Mas convencer outros oficiais militares e soldados de seus benefícios exigiu um esforço conjunto. Para que o sistema de camadas M-43 funcionasse, os soldados precisavam saber como usá-lo.

Assim, os especialistas militares desenvolveram uma cartilha sobre o uso de camadas, que mostra como o M-43 se tornou um estilo popular e um modelo para se vestir de acordo com os princípios científicos. Durante uma aula de doutrinação de 90 minutos, os soldados ouviam uma palestra sobre como permanecer vivo no frio e assistiram a uma demonstração de como usar e ajustar cada item na montagem do uniforme M-43.

Nada se cria, tudo se copia

Os sistemas de camadas eram familiares aos entusiastas de atividades outdoor, muito antes de Yvon Chouinard e Patagonia aparecerem nos anos 1970. Na verdade, os primeiros profissionais da indústria outdoor desempenharam um papel importante na proliferação do princípio de uso de camadas.

Pessoas como Leon Leonwood Bean (LL Bean), Eddie Bauer e Harold Hirsch (White Stag) estavam entre as que trabalharam como consultores de equipamentos em tempos de guerra e design de roupas. Estes nomes parecem soar familiar porque estas mesmas pessoas fundaram marcas com o seu próprio nome.

Antes que alguém possa reclamar, até os dias de hoje a marcas de equipamentos outdoor são fornecedores do exército e desenvolvem tecnologia em conjunto com os militares. A Outdoor Research é uma delas. A canadense Arc’teryx também.

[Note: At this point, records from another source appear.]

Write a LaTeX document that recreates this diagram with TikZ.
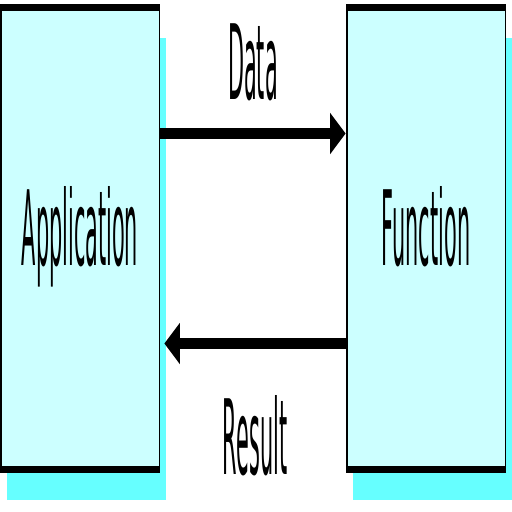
\documentclass[tikz,border=0pt]{standalone}
\usepackage{fontspec}
\setmainfont{DejaVu Sans}
\usetikzlibrary{arrows.meta,shadows}
\definecolor{boxcyan}{HTML}{CCFFFF}
\definecolor{shadecyan}{HTML}{66FFFF}
\newcommand{\procbox}[3]{%
 \node[procbox] ({#1}) at ({#2}) {#3};%
}

\begin{document}
\begin{tikzpicture}[x=1pt,y=-1pt]
  \useasboundingbox (0,0) rectangle (512,512);
  \begin{scope}[transform canvas={xscale=0.2},x=5pt,
    every node/.style={font=\fontsize{104}{110}\selectfont},
    procbox/.style={draw=black,line width=7pt,fill=boxcyan,inner sep=0pt,
      minimum width=792pt,minimum height=462pt,text height=79pt,text depth=25pt,
      drop shadow={shadow xshift=32pt,shadow yshift=-30pt,fill=shadecyan,opacity=1}},
    flow/.style={line width=11pt,-{Triangle[length=80pt,width=38pt]}},
    flowlabel/.style={inner sep=0pt,outer sep=0pt}]
  \procbox{app}{80,238.5}{Application};
  \procbox{fun}{426,238.5}{Function};
  \draw[flow] ([yshift=105pt]app.east) -- node[flowlabel,above=33pt]{Data} ([yshift=105pt]fun.west);
  \draw[flow] ([yshift=-105pt]fun.west) -- node[flowlabel,below=52pt]{Result} ([yshift=-105pt,xshift=20pt]app.east);
  \end{scope}
\end{tikzpicture}
\end{document}
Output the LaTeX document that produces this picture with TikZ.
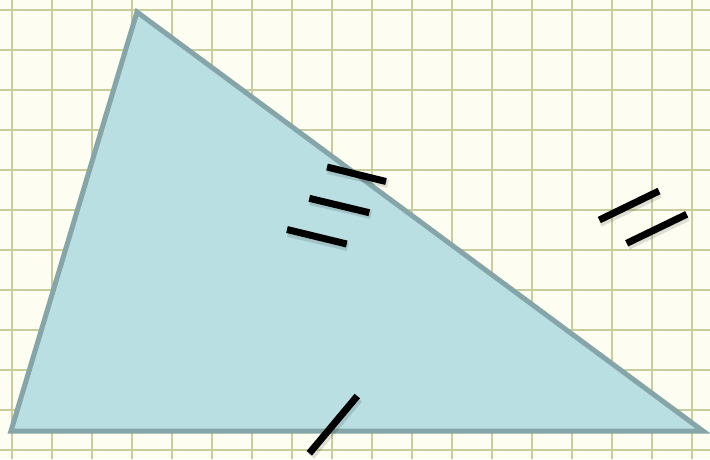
\documentclass[tikz,border=0pt]{standalone}
\usepackage{tikz}
\definecolor{paper}{HTML}{FDFDF2}
\definecolor{gridline}{HTML}{C9CC9C}
\definecolor{triborder}{HTML}{86A5A8}
\definecolor{trifill}{HTML}{B9DFE2}
\begin{document}
\begin{tikzpicture}[x=1pt, y=-1pt,
  hashmark/.style={line width=7pt, black},
  hashshadow/.style={line width=8pt, black, opacity=.12}]
\useasboundingbox (0,0) rectangle (710,459);
\fill[paper] (0,0) rectangle (710,459);
% grid
\foreach \x in {0,...,17} \draw[gridline, line width=2pt] (11.5+40*\x,0) -- (11.5+40*\x,459);
\foreach \y in {0,...,11} \draw[gridline, line width=2pt] (0,10+40*\y) -- (710,10+40*\y);
% triangle
\coordinate (top) at (137,12);
\coordinate (left) at (11,431);
\coordinate (right) at (703,431);
\draw[triborder, fill=trifill, line width=5pt, line join=miter] (top) -- (left) -- (right) -- cycle;
% marks, three on the long side
\draw[hashshadow] (328,170) -- (388,184);
\draw[hashmark] (327,167) -- (386,181.5);
\draw[hashshadow] (310,201) -- (371,215);
\draw[hashmark] (309.3,198.3) -- (369.3,212.7);
\draw[hashshadow] (288,233) -- (348,247);
\draw[hashmark] (287,229.5) -- (346.7,244);
% marks, two on the right
\draw[hashshadow] (600,223) -- (660,194);
\draw[hashmark] (599.3,220) -- (659,191);
\draw[hashshadow] (628,246) -- (688,217);
\draw[hashmark] (626.7,243.3) -- (686.7,214.3);
% mark, one on the base
\draw[hashshadow] (311,456) -- (359,399);
\draw[hashmark] (309.3,453.3) -- (357.3,396);
\end{tikzpicture}
\end{document}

Após a guerra, estas pessoas citadas criaram suas marcas com o próprio nome e trouxeram inovações de design e conceitos da ciência do vestuário da pesquisa militar às linhas de produtos em suas empresas. As campanhas publicitárias da White Stag, por exemplo, apontavam com orgulho para as origens militares de seus estilos civis.

A jaqueta “Off-Duty” da marca White Stag de 1943, com bolsos grandes como o M-43 , anunciada como “jaqueta de lazer que se tornou militar” não apenas capitalizou o prestígio da associação com um exército vitorioso, mas também continuou a espalhar as lições do exército sobre a ciência do vestuário para a vida cotidiana.

A chegada de materiais sintéticos, como o náilon, melhorou ainda mais a função das camadas de roupas em condições de frio e umidade. O Gore-Tex, chegou ao mercado consumidor em 1976, oferecendo o que alguns consideravam a melhor alternativa ao algodão grosso das jaquetas. Novos tecidos e fibras apenas atualizam os materiais e os princípios de uso de camadas popularizado pela ciência militar.